Senators Chuck Schumer, a New York Democrat, and John Cornyn, a Texas Republican, both called for immigration reform that would allow more high-skill workers into the U.S.
The Senate Judiciary Committee's immigration subcommittee is working on legislation that would open up the country's H-1B visa system and would give green-card work permits to foreign students who graduate from U.S. colleges with science, math and technology degrees, Schumer said during a hearing.
Schumer didn't reveal details of the immigration legislation he's working on, but it follows similar efforts in the House of Representatives. Schumer said he hopes to push forward a comprehensive immigration reform bill, dealing with other immigration issues as well as high-skill jobs, even though other recent attempts to pass a wide-ranging bill have failed.

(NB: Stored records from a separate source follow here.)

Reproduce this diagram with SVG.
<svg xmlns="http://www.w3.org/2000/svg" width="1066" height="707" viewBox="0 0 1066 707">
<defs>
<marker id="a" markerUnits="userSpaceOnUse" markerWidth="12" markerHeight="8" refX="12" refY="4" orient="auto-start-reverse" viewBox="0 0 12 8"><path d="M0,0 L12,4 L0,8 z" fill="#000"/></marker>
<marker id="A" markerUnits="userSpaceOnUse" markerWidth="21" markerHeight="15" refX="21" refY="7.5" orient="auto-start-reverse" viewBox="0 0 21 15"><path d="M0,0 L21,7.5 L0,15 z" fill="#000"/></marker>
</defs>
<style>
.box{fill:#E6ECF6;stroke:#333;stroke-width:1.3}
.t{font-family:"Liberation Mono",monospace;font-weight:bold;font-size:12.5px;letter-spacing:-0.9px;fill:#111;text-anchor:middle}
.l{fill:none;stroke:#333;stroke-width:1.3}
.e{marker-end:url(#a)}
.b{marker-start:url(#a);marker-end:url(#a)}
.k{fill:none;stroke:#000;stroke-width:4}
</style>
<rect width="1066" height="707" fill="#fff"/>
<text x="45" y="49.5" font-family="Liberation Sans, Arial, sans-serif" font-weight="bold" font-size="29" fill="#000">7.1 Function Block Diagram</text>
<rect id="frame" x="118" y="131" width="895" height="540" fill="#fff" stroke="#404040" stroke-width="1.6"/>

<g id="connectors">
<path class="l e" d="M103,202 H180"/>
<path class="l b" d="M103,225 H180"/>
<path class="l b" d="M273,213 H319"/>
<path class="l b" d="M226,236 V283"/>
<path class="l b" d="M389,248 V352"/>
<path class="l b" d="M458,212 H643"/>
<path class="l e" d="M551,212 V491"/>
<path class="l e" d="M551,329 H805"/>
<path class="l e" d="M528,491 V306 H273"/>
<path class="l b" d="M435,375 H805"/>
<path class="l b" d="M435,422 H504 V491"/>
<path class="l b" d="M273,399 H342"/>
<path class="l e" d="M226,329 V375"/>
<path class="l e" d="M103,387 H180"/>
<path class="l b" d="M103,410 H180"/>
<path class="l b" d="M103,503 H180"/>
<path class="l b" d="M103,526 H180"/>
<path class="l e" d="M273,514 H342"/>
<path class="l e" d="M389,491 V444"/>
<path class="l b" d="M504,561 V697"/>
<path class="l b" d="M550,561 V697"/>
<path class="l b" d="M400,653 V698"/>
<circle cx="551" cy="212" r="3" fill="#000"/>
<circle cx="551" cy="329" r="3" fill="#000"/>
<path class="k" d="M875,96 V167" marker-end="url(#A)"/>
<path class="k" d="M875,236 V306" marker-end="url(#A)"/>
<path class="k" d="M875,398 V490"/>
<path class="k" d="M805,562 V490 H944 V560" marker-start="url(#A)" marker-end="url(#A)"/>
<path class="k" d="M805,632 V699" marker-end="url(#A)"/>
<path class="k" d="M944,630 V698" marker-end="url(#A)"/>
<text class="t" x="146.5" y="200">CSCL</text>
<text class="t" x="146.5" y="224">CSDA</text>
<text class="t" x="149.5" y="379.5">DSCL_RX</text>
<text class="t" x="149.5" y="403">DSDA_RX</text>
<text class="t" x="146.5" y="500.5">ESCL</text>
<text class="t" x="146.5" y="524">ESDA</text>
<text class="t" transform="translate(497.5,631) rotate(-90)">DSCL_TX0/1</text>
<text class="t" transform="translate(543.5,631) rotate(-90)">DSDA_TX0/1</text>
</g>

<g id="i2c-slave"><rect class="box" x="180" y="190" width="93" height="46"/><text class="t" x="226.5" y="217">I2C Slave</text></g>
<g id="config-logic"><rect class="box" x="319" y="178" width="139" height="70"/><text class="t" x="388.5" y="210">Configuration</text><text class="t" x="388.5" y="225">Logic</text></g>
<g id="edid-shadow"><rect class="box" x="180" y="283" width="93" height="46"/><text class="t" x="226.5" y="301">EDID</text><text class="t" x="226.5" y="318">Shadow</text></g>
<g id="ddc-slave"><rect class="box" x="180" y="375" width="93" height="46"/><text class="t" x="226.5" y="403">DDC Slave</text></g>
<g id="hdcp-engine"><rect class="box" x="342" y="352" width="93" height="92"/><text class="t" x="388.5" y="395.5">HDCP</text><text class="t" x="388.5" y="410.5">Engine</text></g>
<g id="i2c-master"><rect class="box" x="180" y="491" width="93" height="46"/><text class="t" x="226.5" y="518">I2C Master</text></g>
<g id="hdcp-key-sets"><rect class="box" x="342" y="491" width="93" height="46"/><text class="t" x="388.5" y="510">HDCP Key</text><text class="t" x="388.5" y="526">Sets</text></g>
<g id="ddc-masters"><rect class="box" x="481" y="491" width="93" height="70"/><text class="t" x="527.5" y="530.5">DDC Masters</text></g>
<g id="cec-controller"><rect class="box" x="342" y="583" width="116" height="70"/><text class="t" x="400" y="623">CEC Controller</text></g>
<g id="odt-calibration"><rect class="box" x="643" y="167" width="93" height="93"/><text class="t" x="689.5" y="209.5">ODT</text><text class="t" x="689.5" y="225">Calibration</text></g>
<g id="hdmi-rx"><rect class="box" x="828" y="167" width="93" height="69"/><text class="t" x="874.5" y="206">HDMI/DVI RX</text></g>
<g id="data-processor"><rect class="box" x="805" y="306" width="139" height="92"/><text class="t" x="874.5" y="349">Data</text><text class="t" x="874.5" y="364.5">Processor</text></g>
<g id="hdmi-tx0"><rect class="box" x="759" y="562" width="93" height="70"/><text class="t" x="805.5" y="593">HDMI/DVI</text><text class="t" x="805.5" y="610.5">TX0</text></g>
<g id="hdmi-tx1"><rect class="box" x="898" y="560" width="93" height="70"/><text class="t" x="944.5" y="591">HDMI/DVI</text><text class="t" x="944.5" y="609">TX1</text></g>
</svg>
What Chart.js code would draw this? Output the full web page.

It doesn't make sense for the U.S. to make foreign graduates return to their home countries, then apply to come back to the U.S. under the H-1B visa program, Schumer said. "If we do not enact an immigration policy that continues to attract the world's best minds, we will cease to be the world's economic leader," he added. "Unfortunately, our broken immigration system discourages the world's best and brightest minds from coming to America to create jobs."
Some other countries are now offering top scientists and engineers huge bonuses to move there, Schumer added.
Representatives of Microsoft and the Nasdaq OMX Group testified in support of loosened immigration rules. Fourteen companies listed on the Nasdaq exchange, employing nearly 500,000 people, have foreign-born founders, said Robert Greifeld, CEO at Nasdaq.
Top tech companies continue to have trouble finding qualified U.S. workers, said Greifeld and Brad Smith, general counsel at Microsoft. The job board StartUpHire.com currently has 13,000 job openings, and Apple, eBay, Google and Yahoo all have more than 550 job openings in the San Jose area, Greifeld said.
Without a new immigration policy, U.S. tech companies will move more jobs overseas, Smith said. "The world economy has changed," he said. "It used to be that people would move in search of the right job, but increasingly, jobs move in search of the right people."
Some senators questioned the need to raise the annual H-1B cap from 85,000. The H-1B and L-1 intracompany visa programs are full of abuse, with some tech companies replacing U.S. workers with cheaper foreign workers, said Senator Chuck Grassley, an Iowa Republican. The L-1 visa program has no wage requirements, leading some companies to bring low-salary workers to the U.S., he said.
Grassley also questioned whether the U.S. should automatically give green cards to foreign graduates of U.S. colleges. Foreign students could crowd out U.S. students if that happened, he said. "While it is important to keep the best and the brightest, getting a degree from U.S. institutions and universities should not equate to a fast track to citizenship for all," he said. "Universities would, in essence, become visa mills."
Current data doesn't support the assertion by Microsoft and other tech companies that the U.S. doesn't have enough qualified tech workers, added Ron Hira, a public policy professor at the Rochester Institute of Technology in New York. Unemployment among tech and science workers, about 5 percent, in the U.S. currently exceeds unemployment among college graduates overall, he said.
"Unless you're going to argue somehow that liberal arts majors are somehow in short supply, it's hard to argue this," he said.